The Fabp4, also known as adipocyte protein 2, is mainly expressed in adipocyte tissue. The presence and expressional up-regulation by an insulin-sensitizing component of Fabp4 in epididymal fat have been determined by an earlier research (Kletzien et al., 1992). Because Fabp4 is known to promote lipid storage in adipocyte, it is reasonable to consider that expressional level of Fabp4 transcript would be increased as the fat weight becomes heavier. Indeed, our present findings have shown a gradual increase of Fabp4 mRNA level until 5 months of age, followed by more than 10-folds surge at the old age. Together, these observations suggest that expression of Fabp4 might be related with the accumulation of lipid and regulation of insulin sensitivity in epididymal adipocyte cells. Future researches should be conducted to examine a detailed functional role of Fabp4 in the epididymal fat.

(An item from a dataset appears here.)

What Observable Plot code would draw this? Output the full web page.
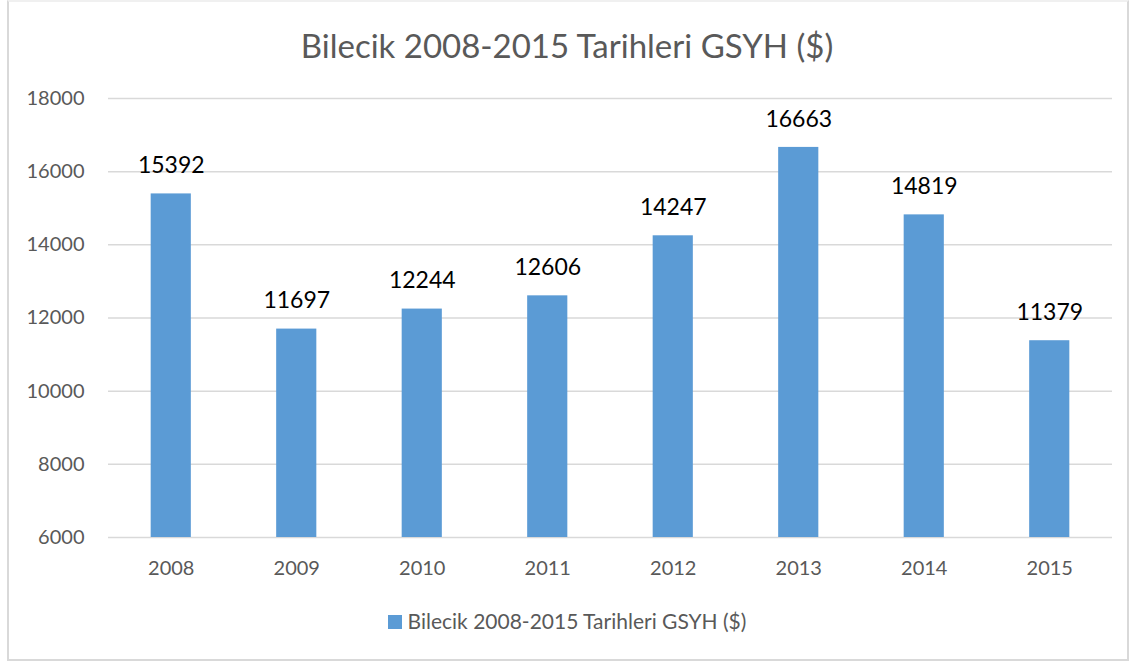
<!DOCTYPE html>
<html><head><meta charset="utf-8">
<script src="https://cdn.jsdelivr.net/npm/d3@7"></script>
<script src="https://cdn.jsdelivr.net/npm/@observablehq/plot@0.6"></script>
<style>
body{margin:0;background:#fff;font-family:Lato,"Open Sans",sans-serif;}
#frame{position:absolute;left:7px;top:0;width:1118px;height:657px;border:2px solid #d9d9d9;border-top-color:#f0f0f0;}
#title{position:absolute;left:0;width:1134px;top:25px;text-align:center;font-size:33px;line-height:40px;color:#595959;}
#chart{position:absolute;left:0;top:0;}
#legend{position:absolute;left:0;width:1134px;top:608px;text-align:center;font-size:21px;line-height:26px;color:#595959;}
#legend span.sw{display:inline-block;width:14px;height:14px;background:#5B9BD5;margin-right:6px;vertical-align:0px;}
</style></head>
<body>
<div id="frame"></div>
<div id="chart"></div>
<div id="title">Bilecik 2008-2015 Tarihleri GSYH ($)</div>
<div id="legend"><span class="sw"></span>Bilecik 2008-2015 Tarihleri GSYH ($)</div>
<script>
const years = ["2008","2009","2010","2011","2012","2013","2014","2015"];
const values = [15392,11697,12244,12606,14247,16663,14819,11379];
const yTicks = [6000,8000,10000,12000,14000,16000,18000];
const data = years.map((y,i)=>({year:y,value:values[i]}));

const chart = Plot.plot({
  width:1134, height:600,
  marginLeft:108, marginRight:22, marginTop:98, marginBottom:63,
  style:{fontFamily:"Lato, 'Open Sans', sans-serif", background:"transparent"},
  x:{domain:years, paddingInner:0.68, paddingOuter:0.34, round:false, label:null},
  y:{domain:[6000,18000], label:null},
  marks:[
    Plot.gridY(yTicks,{stroke:"#d9d9d9", strokeOpacity:1, strokeWidth:1.5}),
    Plot.barY(data,{x:"year", y1:6000, y2:"value", fill:"#5B9BD5"}),
    Plot.text(data,{x:"year", y:"value", text:d=>String(d.value), dy:-28, fontSize:23, fill:"#000"}),
    Plot.axisX({tickSize:0, tickPadding:23, fontSize:20, color:"#595959", label:null}),
    Plot.axisY(yTicks,{tickSize:0, tickPadding:24, fontSize:20, color:"#595959", label:null, tickFormat:d=>String(d)})
  ]
});
document.getElementById("chart").appendChild(chart);
</script>
</body></html>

The adipose tissue secretes importatnt adipocytokines, including adiponectin, leptin, and resistin, which involve in the crosstalk between the adipocyte cell and other metabolic tissues to regulate systemic energy metabolism (Cao, 2014). Leptin provides a signal to hypothalamus to regulate the release of neuropeptides and neurotransmitters involving in control of food intake and energy expenditure (Cao, 2014). Adiponectin plays several important biological functions, such as improvement of insulin action and reduction of insulin resistance in obese condition, antiatherogenic activity, and cardioprotective effect (Cao, 2014). It is generally considered that resistin induces an increase of insulin-resistant state and contributes to the development of atherogenesis (Cao, 2014). Together, it is suggested that adipocytokines may play an important role in maintenance of metabolic homeostasis and prevention of various pathological outcomes caused by obesity. The expression of Lep, Adipoq, and Retn in the rat epididymal fat has been shown from a previous research (Puerta et al., 2002). However, expressional patterns of these molecules in the epididymal fat during postnatal period have not been determined until the present research. Even though expression of Lep, Adipoq, and Retn in the rat epididymal fat during postnatal period do not simply follow a conclusive pattern,
it is collectively agreed that transcript levels of these three genes at young age are much lower than that at old age. In addition, a drastic increase of transcript level between 24 days and 44 days of ages would indicate an occurrence of significant change in the epididymal fat. In fact, significant increases of fat cell size and lipid accumulation have been observed around this postnatal period (Cleary et al., 1977). Thus, it is speculated that the abrupt changes of transcript levels of these three adipocytokine genes at 44 days of age could relate with significant growth of the epididymal adipocytes.